Let’s talk a little more about the data. This dataset is based on the “Destination Inference” step of our attendance model, which we detailed in a previous blog post. As this article points out, the basis of this model is the assumption that the destination of a subway trip is the station at which the rider next passes/taps. If a MetroCard passes at Bowling Green at 9:15, and then that same MetroCard passes at the 103rd Street stop in East Harlem later that afternoon, we make the imperfect (but fairly good) inference that that 9:15 trip traveled from Bowling Green to 103rd Street. These “linked trips” form the basis of our understanding of how riders move through the system (Note 1).

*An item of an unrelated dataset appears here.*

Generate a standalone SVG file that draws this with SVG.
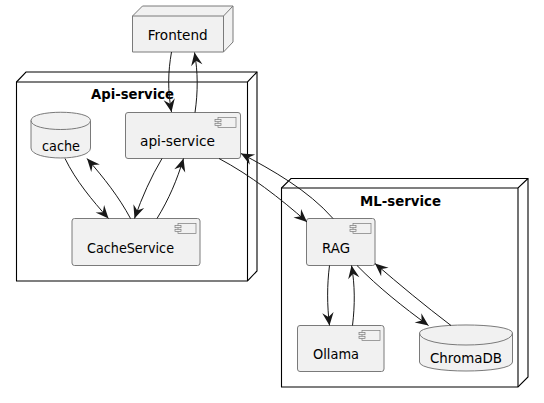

In this subway Origin-Destination (OD) dataset, we took these attributed destinations generated by our destination inference process and aggregated them by complex origin-destination station pair and time of day. These totals are then aggregated by averaging over a calendar month. The removal of personally identifiable information, such as MetroCard ID numbers, and the aggregation of ridership data over a calendar month are done to protect the privacy of MTA riders by preventing the association of a single MetroCard swipe or subway trip with a specific person or time. The format of this aggregated dataset allows users to understand for “an average time of 9 a.m. in May,” approximately how many people traveled between two subway complexes.
It is important to keep a few things in mind when using this data:
- Since these data are the result of a modeling process, the attendance figures for each origin-destination pair are estimates, not exact values. This modeling process, along with the monthly aggregation, results in fractional attendance values. We have intentionally left the attendance estimates in decimal form to reflect the uncertainty inherent in this dataset.
- Since this data represents a monthly average, users should keep in mind that holidays, construction, or other major events occurring during a given month may impact attendance estimates.
- Because the modeling process only considers metro station entrances, we cannot quantify how many of these trips actually started and ended at these metro station complexes and how many may have included a transfer to or from another mode of transportation (e.g., a bus) at one or both ends.
- When using the data to examine arrivals at a metro station, users should note that the timestamp for each OD pair is rounded to the nearest time of the entry scan (or tap) and does not account for travel time between the entry scan and arrival at the destination (Note 2).